BNN parameterization:
Let $f_\mu(\cdot; \phi_\mu)$ and $f_\sigma(\cdot; \phi_\sigma)$ now be Bayesian neural networks, with weight priors $p(\phi_\mu)$ and $p(\phi_\sigma)$. The generative model for a single sensor output $s$ becomes:
\[\begin{align*} \phi_\mu &\sim p(\phi_\mu) \\ \phi_\sigma &\sim p(\phi_\sigma) \\ s \mid c, \nu^{\mathrm{int}}, \nu^{\mathrm{ext}}, \phi_\mu, \phi_\sigma &\sim \mathcal{N}\left(\mu(c, \nu^{\mathrm{int}}, \nu^{\mathrm{ext}}; \phi_\mu),\; \sigma^2(c, \nu^{\mathrm{int}}, \nu^{\mathrm{ext}}; \phi_\sigma) + \sigma^2_{\text{meas}}(\nu^{\mathrm{int}}, \nu^{\mathrm{ext}})\right) \end{align*}\]
where
\[\mu(c, \nu^{\mathrm{int}}, \nu^{\mathrm{ext}}; \phi_\mu) = f_\mu(c, \nu^{\mathrm{int}}, \nu^{\mathrm{ext}}; \phi_\mu)\] \[\sigma(c, \nu^{\mathrm{int}}, \nu^{\mathrm{ext}}; \phi_\sigma) = \text{softplus}(f_\sigma(c, \nu^{\mathrm{int}}, \nu^{\mathrm{ext}}; \phi_\sigma))\]
Posterior inference:
The full Bayesian posterior over $c$ and the network weights is:
\[p(c, \phi_\mu, \phi_\sigma \mid \mathbf{s}, \{\nu^{\mathrm{int}}_m\}, \{\nu^{\mathrm{ext}}_m\}) \propto p(\phi_\mu) p(\phi_\sigma) p(c) \prod_{m=1}^M \mathcal{N}\left(s_m;\; \mu_m(c, \nu^{\mathrm{int}}_m, \nu^{\mathrm{ext}}_m; \phi_\mu),\; \sigma_m^2(c, \nu^{\mathrm{int}}_m, \nu^{\mathrm{ext}}_m; \phi_\sigma) + \sigma^2_{\text{meas},m}\right)\]
The marginal posterior over $c$ is obtained by integrating out the network weights:
\[p(c \mid \mathbf{s}, \{\nu^{\mathrm{int}}_m\}, \{\nu^{\mathrm{ext}}_m\}) = \iint p(c, \phi_\mu, \phi_\sigma \mid \mathbf{s}, \{\nu^{\mathrm{int}}_m\}, \{\nu^{\mathrm{ext}}_m\})\, d\phi_\mu\, d\phi_\sigma\]

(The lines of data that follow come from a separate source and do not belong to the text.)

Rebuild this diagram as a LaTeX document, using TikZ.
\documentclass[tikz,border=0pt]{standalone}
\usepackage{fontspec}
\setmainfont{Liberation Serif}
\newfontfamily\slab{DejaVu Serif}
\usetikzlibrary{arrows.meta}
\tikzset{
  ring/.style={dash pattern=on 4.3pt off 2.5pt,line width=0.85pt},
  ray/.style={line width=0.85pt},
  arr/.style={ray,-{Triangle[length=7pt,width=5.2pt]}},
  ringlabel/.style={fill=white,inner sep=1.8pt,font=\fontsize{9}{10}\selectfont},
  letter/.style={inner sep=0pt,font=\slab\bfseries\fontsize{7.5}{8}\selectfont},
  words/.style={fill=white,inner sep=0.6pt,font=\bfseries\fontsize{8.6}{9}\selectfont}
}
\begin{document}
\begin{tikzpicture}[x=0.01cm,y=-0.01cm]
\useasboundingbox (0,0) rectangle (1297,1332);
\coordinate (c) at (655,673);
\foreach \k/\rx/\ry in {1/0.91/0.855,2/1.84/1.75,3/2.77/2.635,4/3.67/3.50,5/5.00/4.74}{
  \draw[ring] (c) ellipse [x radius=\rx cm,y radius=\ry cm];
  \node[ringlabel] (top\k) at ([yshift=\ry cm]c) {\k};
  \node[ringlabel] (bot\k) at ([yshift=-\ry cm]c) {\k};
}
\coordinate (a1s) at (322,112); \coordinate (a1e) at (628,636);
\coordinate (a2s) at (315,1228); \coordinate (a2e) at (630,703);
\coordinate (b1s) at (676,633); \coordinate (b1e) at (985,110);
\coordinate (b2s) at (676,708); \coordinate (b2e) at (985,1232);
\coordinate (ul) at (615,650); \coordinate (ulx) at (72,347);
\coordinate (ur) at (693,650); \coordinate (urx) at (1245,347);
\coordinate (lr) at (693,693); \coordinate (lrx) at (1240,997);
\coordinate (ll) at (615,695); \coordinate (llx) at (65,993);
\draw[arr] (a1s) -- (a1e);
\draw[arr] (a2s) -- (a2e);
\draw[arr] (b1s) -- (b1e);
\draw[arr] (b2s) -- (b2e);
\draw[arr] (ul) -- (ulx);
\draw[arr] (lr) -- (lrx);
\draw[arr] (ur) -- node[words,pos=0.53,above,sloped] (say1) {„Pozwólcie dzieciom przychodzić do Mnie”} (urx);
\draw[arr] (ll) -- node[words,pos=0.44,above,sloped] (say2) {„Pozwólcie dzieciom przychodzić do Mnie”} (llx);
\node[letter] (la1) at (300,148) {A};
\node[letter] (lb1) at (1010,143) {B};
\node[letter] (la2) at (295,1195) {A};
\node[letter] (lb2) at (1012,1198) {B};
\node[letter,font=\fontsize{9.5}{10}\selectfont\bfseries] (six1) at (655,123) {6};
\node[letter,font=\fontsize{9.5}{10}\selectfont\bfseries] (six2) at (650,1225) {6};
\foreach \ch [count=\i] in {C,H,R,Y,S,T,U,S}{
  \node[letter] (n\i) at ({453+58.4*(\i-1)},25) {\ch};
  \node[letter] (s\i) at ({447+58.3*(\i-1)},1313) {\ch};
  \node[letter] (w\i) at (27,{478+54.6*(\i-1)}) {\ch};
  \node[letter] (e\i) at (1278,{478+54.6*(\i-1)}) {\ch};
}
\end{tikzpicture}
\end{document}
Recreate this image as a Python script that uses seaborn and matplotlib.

In practice, this is intractable and is typically approximated using variational inference (e.g., Bayes by Backprop), Monte Carlo dropout, or MCMC methods.
Interpretation:
- The BNN captures both aleatoric (data) and epistemic (model) uncertainty.
- At test time, predictions are made by marginalizing over the posterior of the network weights, e.g., by averaging predictions from multiple weight samples.
- This is especially valuable in sensor fusion, where uncertainty in the learned sensor models can be significant due to limited calibration data or distribution shift.

Summary:
By making $f_\mu$ and $f_\sigma$ Bayesian neural networks, the sensor fusion model becomes fully probabilistic, quantifying uncertainty in both the sensor parameters and the learned sensor models themselves. This leads to more robust and calibrated uncertainty estimates in downstream inference and decision-making.